** start of DATA SECTION **

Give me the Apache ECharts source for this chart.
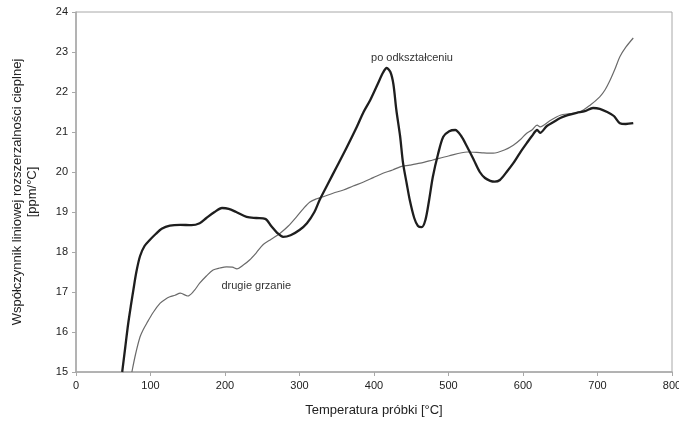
<!DOCTYPE html>
<html>
<head>
<meta charset="utf-8">
<script src="https://cdn.jsdelivr.net/npm/echarts@6/dist/echarts.min.js"></script>
<style>
  html, body { margin: 0; padding: 0; background: #fff; }
  #container { width: 679px; height: 421px; }
</style>
</head>
<body>
<div id="container"></div>
<script>
const container = document.getElementById('container');
const chartIns = echarts.init(container);

// po odkształceniu (gruba linia)
const deformedTemp = [62, 66, 70, 74, 77, 81, 86, 92, 99, 107, 115, 126, 140, 155, 166, 175, 186, 196, 205, 215, 229, 242, 254, 262, 270, 278, 288, 300, 310, 320, 327, 338, 350, 363, 377, 386, 395, 405, 412, 417, 422, 426, 430, 435, 439, 444, 448, 454, 459, 464, 469, 474, 479, 486, 493, 501, 509, 517, 525, 534, 542, 549, 556, 562, 569, 578, 587, 596, 605, 612, 619, 623, 632, 641, 650, 660, 672, 683, 694, 703, 713, 722, 730, 738, 748];
const deformedCte = [15.0, 15.6, 16.2, 16.7, 17.05, 17.5, 17.9, 18.15, 18.3, 18.45, 18.58, 18.66, 18.68, 18.67, 18.72, 18.85, 19.0, 19.1, 19.08, 19.0, 18.88, 18.85, 18.83, 18.65, 18.48, 18.38, 18.42, 18.55, 18.72, 19.0, 19.3, 19.7, 20.13, 20.6, 21.13, 21.5, 21.8, 22.2, 22.48, 22.6, 22.5, 22.2, 21.55, 20.9, 20.22, 19.7, 19.3, 18.85, 18.65, 18.62, 18.8, 19.3, 19.88, 20.45, 20.88, 21.02, 21.05, 20.9, 20.63, 20.3, 20.0, 19.85, 19.78, 19.76, 19.8, 20.0, 20.22, 20.48, 20.72, 20.9, 21.05, 20.98, 21.15, 21.25, 21.35, 21.42, 21.48, 21.52, 21.6, 21.58, 21.5, 21.4, 21.22, 21.2, 21.22];

// drugie grzanie (cienka linia)
const secondTemp = [75, 80, 86, 90, 95, 104, 113, 120, 126, 133, 140, 150, 158, 166, 175, 184, 193, 202, 210, 216, 225, 233, 242, 251, 262, 274, 285, 296, 305, 314, 323, 332, 345, 359, 372, 386, 399, 412, 425, 435, 448, 462, 479, 500, 525, 545, 560, 575, 587, 597, 605, 612, 619, 623, 636, 650, 663, 676, 690, 703, 710, 717, 724, 730, 738, 748];
const secondCte = [15.0, 15.45, 15.88, 16.05, 16.22, 16.5, 16.72, 16.82, 16.88, 16.92, 16.97, 16.9, 17.02, 17.22, 17.4, 17.55, 17.6, 17.63, 17.62, 17.58, 17.68, 17.8, 17.98, 18.18, 18.32, 18.47, 18.65, 18.88, 19.08, 19.25, 19.33, 19.38, 19.47, 19.55, 19.65, 19.75, 19.86, 19.97, 20.05, 20.13, 20.17, 20.22, 20.3, 20.4, 20.5, 20.48, 20.47, 20.55, 20.67, 20.82, 20.97, 21.05, 21.17, 21.13, 21.28, 21.42, 21.46, 21.5, 21.67, 21.88, 22.05, 22.3, 22.6, 22.88, 23.12, 23.35];

const xTicks = [0, 100, 200, 300, 400, 500, 600, 700, 800];
const yTicks = [15, 16, 17, 18, 19, 20, 21, 22, 23, 24];

const toPairs = (xs, ys) => xs.map((x, i) => [x, ys[i]]);

const axisGray = '#a8a8a8';
const textColor = '#222';
const fontFamily = 'Liberation Sans, Arial, sans-serif';

// podpis krzywej w miejscu danych
const curveLabel = (coord, text) => ({
  symbol: 'circle',
  symbolSize: 1,
  itemStyle: { color: 'rgba(0,0,0,0)' },
  label: { show: true, position: 'inside', fontSize: 11, color: '#333', fontFamily },
  data: [{ coord: coord, value: text, label: { formatter: text } }]
});

const option = {
  backgroundColor: '#fff',
  animation: false,
  grid: {
    left: 76, top: 12, right: 7, bottom: 49,
    outerBoundsMode: 'none',
    show: true, borderColor: axisGray, borderWidth: 1
  },
  xAxis: {
    type: 'value',
    min: xTicks[0],
    max: xTicks[xTicks.length - 1],
    interval: 100,
    name: 'Temperatura próbki [°C]',
    nameLocation: 'middle',
    nameGap: 32,
    nameTextStyle: { fontSize: 13, color: textColor, fontFamily },
    axisLine: { lineStyle: { color: axisGray, width: 1.5 } },
    axisTick: { show: true, length: 4, lineStyle: { color: axisGray } },
    axisLabel: { fontSize: 11, color: textColor, fontFamily, margin: 8 },
    splitLine: { show: false }
  },
  yAxis: {
    type: 'value',
    min: yTicks[0],
    max: yTicks[yTicks.length - 1],
    interval: 1,
    name: 'Współczynnik liniowej rozszerzalności cieplnej\n[ppm/°C]',
    nameLocation: 'middle',
    nameRotate: 90,
    nameGap: 36,
    nameTextStyle: { fontSize: 13, color: textColor, fontFamily, lineHeight: 15 },
    axisLine: { show: true, lineStyle: { color: axisGray, width: 1.5 } },
    axisTick: { show: true, length: 4, lineStyle: { color: axisGray } },
    axisLabel: { fontSize: 11, color: textColor, fontFamily, margin: 8 },
    splitLine: { show: false }
  },
  series: [
    {
      name: 'drugie grzanie',
      type: 'line',
      showSymbol: false,
      smooth: 0.3,
      data: toPairs(secondTemp, secondCte),
      lineStyle: { color: '#6a6a6a', width: 1.2 },
      markPoint: curveLabel([242, 17.15], 'drugie grzanie')
    },
    {
      name: 'po odkształceniu',
      type: 'line',
      showSymbol: false,
      smooth: 0.3,
      data: toPairs(deformedTemp, deformedCte),
      lineStyle: { color: '#1e1e1e', width: 2.3 },
      markPoint: curveLabel([451, 22.85], 'po odkształceniu')
    }
  ]
};

chartIns.setOption(option);
</script>
</body>
</html>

** end of DATA SECTION **

## WRITTEN PROBLEM:
Print out the whole of the material word for word, without pictures.

## SOLUTION FOR THIS TASK:
Give me the Apache ECharts source for this chart.
<!DOCTYPE html>
<html>
<head>
<meta charset="utf-8">
<script src="https://cdn.jsdelivr.net/npm/echarts@6/dist/echarts.min.js"></script>
<style>
  html, body { margin: 0; padding: 0; background: #fff; }
  #container { width: 679px; height: 421px; }
</style>
</head>
<body>
<div id="container"></div>
<script>
const container = document.getElementById('container');
const chartIns = echarts.init(container);

// po odkształceniu (gruba linia)
const deformedTemp = [62, 66, 70, 74, 77, 81, 86, 92, 99, 107, 115, 126, 140, 155, 166, 175, 186, 196, 205, 215, 229, 242, 254, 262, 270, 278, 288, 300, 310, 320, 327, 338, 350, 363, 377, 386, 395, 405, 412, 417, 422, 426, 430, 435, 439, 444, 448, 454, 459, 464, 469, 474, 479, 486, 493, 501, 509, 517, 525, 534, 542, 549, 556, 562, 569, 578, 587, 596, 605, 612, 619, 623, 632, 641, 650, 660, 672, 683, 694, 703, 713, 722, 730, 738, 748];
const deformedCte = [15.0, 15.6, 16.2, 16.7, 17.05, 17.5, 17.9, 18.15, 18.3, 18.45, 18.58, 18.66, 18.68, 18.67, 18.72, 18.85, 19.0, 19.1, 19.08, 19.0, 18.88, 18.85, 18.83, 18.65, 18.48, 18.38, 18.42, 18.55, 18.72, 19.0, 19.3, 19.7, 20.13, 20.6, 21.13, 21.5, 21.8, 22.2, 22.48, 22.6, 22.5, 22.2, 21.55, 20.9, 20.22, 19.7, 19.3, 18.85, 18.65, 18.62, 18.8, 19.3, 19.88, 20.45, 20.88, 21.02, 21.05, 20.9, 20.63, 20.3, 20.0, 19.85, 19.78, 19.76, 19.8, 20.0, 20.22, 20.48, 20.72, 20.9, 21.05, 20.98, 21.15, 21.25, 21.35, 21.42, 21.48, 21.52, 21.6, 21.58, 21.5, 21.4, 21.22, 21.2, 21.22];

// drugie grzanie (cienka linia)
const secondTemp = [75, 80, 86, 90, 95, 104, 113, 120, 126, 133, 140, 150, 158, 166, 175, 184, 193, 202, 210, 216, 225, 233, 242, 251, 262, 274, 285, 296, 305, 314, 323, 332, 345, 359, 372, 386, 399, 412, 425, 435, 448, 462, 479, 500, 525, 545, 560, 575, 587, 597, 605, 612, 619, 623, 636, 650, 663, 676, 690, 703, 710, 717, 724, 730, 738, 748];
const secondCte = [15.0, 15.45, 15.88, 16.05, 16.22, 16.5, 16.72, 16.82, 16.88, 16.92, 16.97, 16.9, 17.02, 17.22, 17.4, 17.55, 17.6, 17.63, 17.62, 17.58, 17.68, 17.8, 17.98, 18.18, 18.32, 18.47, 18.65, 18.88, 19.08, 19.25, 19.33, 19.38, 19.47, 19.55, 19.65, 19.75, 19.86, 19.97, 20.05, 20.13, 20.17, 20.22, 20.3, 20.4, 20.5, 20.48, 20.47, 20.55, 20.67, 20.82, 20.97, 21.05, 21.17, 21.13, 21.28, 21.42, 21.46, 21.5, 21.67, 21.88, 22.05, 22.3, 22.6, 22.88, 23.12, 23.35];

const xTicks = [0, 100, 200, 300, 400, 500, 600, 700, 800];
const yTicks = [15, 16, 17, 18, 19, 20, 21, 22, 23, 24];

const toPairs = (xs, ys) => xs.map((x, i) => [x, ys[i]]);

const axisGray = '#a8a8a8';
const textColor = '#222';
const fontFamily = 'Liberation Sans, Arial, sans-serif';

// podpis krzywej w miejscu danych
const curveLabel = (coord, text) => ({
  symbol: 'circle',
  symbolSize: 1,
  itemStyle: { color: 'rgba(0,0,0,0)' },
  label: { show: true, position: 'inside', fontSize: 11, color: '#333', fontFamily },
  data: [{ coord: coord, value: text, label: { formatter: text } }]
});

const option = {
  backgroundColor: '#fff',
  animation: false,
  grid: {
    left: 76, top: 12, right: 7, bottom: 49,
    outerBoundsMode: 'none',
    show: true, borderColor: axisGray, borderWidth: 1
  },
  xAxis: {
    type: 'value',
    min: xTicks[0],
    max: xTicks[xTicks.length - 1],
    interval: 100,
    name: 'Temperatura próbki [°C]',
    nameLocation: 'middle',
    nameGap: 32,
    nameTextStyle: { fontSize: 13, color: textColor, fontFamily },
    axisLine: { lineStyle: { color: axisGray, width: 1.5 } },
    axisTick: { show: true, length: 4, lineStyle: { color: axisGray } },
    axisLabel: { fontSize: 11, color: textColor, fontFamily, margin: 8 },
    splitLine: { show: false }
  },
  yAxis: {
    type: 'value',
    min: yTicks[0],
    max: yTicks[yTicks.length - 1],
    interval: 1,
    name: 'Współczynnik liniowej rozszerzalności cieplnej\n[ppm/°C]',
    nameLocation: 'middle',
    nameRotate: 90,
    nameGap: 36,
    nameTextStyle: { fontSize: 13, color: textColor, fontFamily, lineHeight: 15 },
    axisLine: { show: true, lineStyle: { color: axisGray, width: 1.5 } },
    axisTick: { show: true, length: 4, lineStyle: { color: axisGray } },
    axisLabel: { fontSize: 11, color: textColor, fontFamily, margin: 8 },
    splitLine: { show: false }
  },
  series: [
    {
      name: 'drugie grzanie',
      type: 'line',
      showSymbol: false,
      smooth: 0.3,
      data: toPairs(secondTemp, secondCte),
      lineStyle: { color: '#6a6a6a', width: 1.2 },
      markPoint: curveLabel([242, 17.15], 'drugie grzanie')
    },
    {
      name: 'po odkształceniu',
      type: 'line',
      showSymbol: false,
      smooth: 0.3,
      data: toPairs(deformedTemp, deformedCte),
      lineStyle: { color: '#1e1e1e', width: 2.3 },
      markPoint: curveLabel([451, 22.85], 'po odkształceniu')
    }
  ]
};

chartIns.setOption(option);
</script>
</body>
</html>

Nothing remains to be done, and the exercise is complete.